As Primas - Aurora Venturini
Depois de ler este livro entrei não só num reading slump, mas também num brain slump, e apesar de o ter terminado há algum tempo, senti que não conseguia encontrar as palavras para vir falar dele como queria.
Seguimos o percurso de Yuna, o seu ponto de vista sobre a sua vida e família disfuncional, mais precisamente sobre a irmã e as primas, todas elas portadoras de algum tipo de deficiência, mais ou menos severo.
É usada a técnica de fluxo de consciência, o discurso direcionado ao leitor. Começa de forma completamente caótica, sem regras, sem pontuação, com pausas para descansar e palavras caras que consulta no dicionário, e à medida que o livro avança, as ideias e a escrita de Yuna vão-se solidificando, espelhando o seu crescimento.
O livro gira em torno de questões de género, classe social, violência – as mulheres como centro da obra e as formas que arranjam para se defender, afirmar e libertar numa sociedade machista.

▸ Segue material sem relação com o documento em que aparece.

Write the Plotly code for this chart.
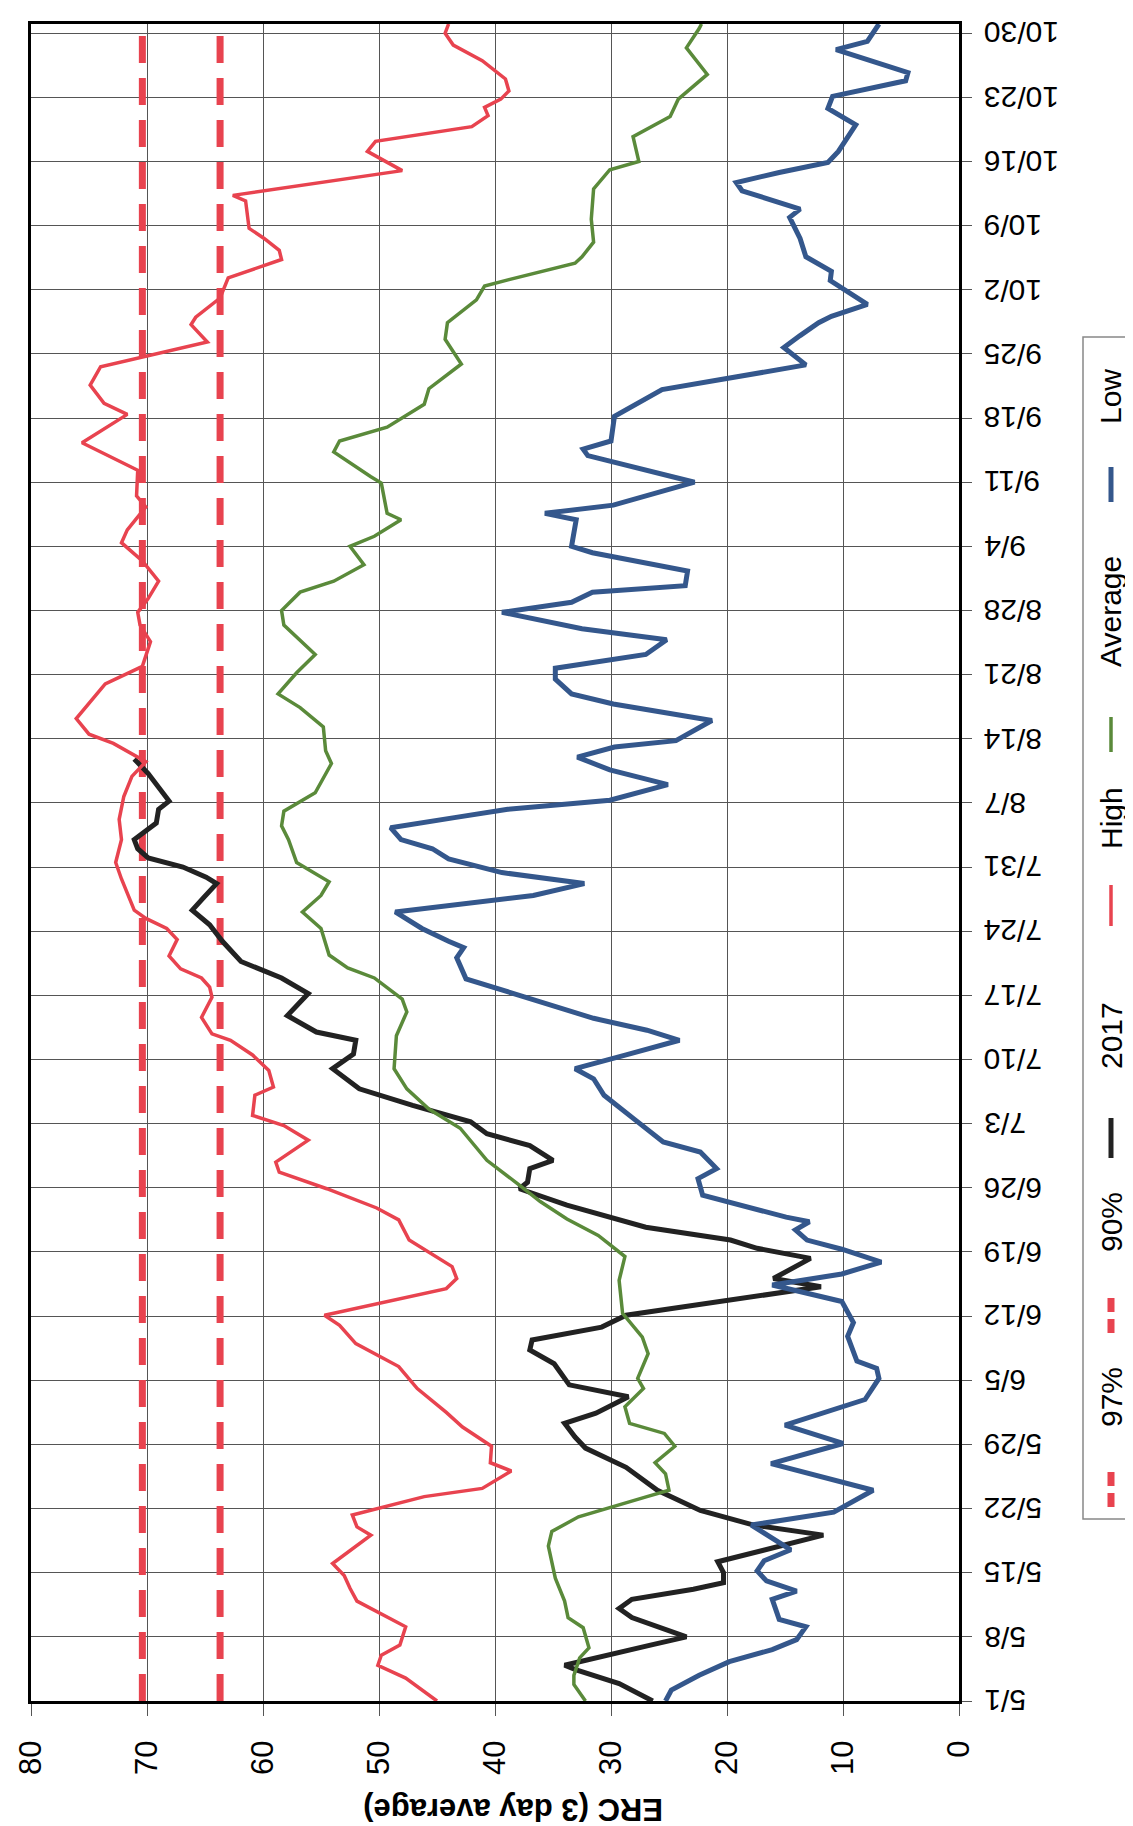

No caso de Yuna, é na arte que encontra o seu refúgio e o meio de transporte para a sua independência, uma vez que é dotada de um talento extraordinário para a pintura.
“(…) se sair totalmente das minhas deficiências irei viver sozinha porque tanta gente cansa e a minha visão é tão profunda quanto a minha fala superficial e o que vejo profundamente não me agrada e ao longe magoar-me-á menos ou não me importará porque a cada minuto que passa me afasto mais e mais daquilo a que chamam família e a cada minuto que passa tenho-me em melhor conta.”
Perfeitamente equilibrado entre a crueldade das descrições e o humor com que as descreve, faz desta uma leitura emocionante e inesquecível.
“A Petra abraçou-me com força e exclamou já viste para o que nascemos… e eu respondi-lhe que nascemos porque o casal teve vontade e não usou preservativo e ela disse-me que os usaria sempre para não trazer filhos degenerados a este mundo também degenerado e amargo e abraçadas chorámos um oceano de lágrimas como nunca teríamos imaginado eu de cócoras porque de outra forma o abraço e as lágrimas que apertaram e humedeceram o crepúsculo crescente nunca teriam podido acontecer e fez-nos bem às duas.”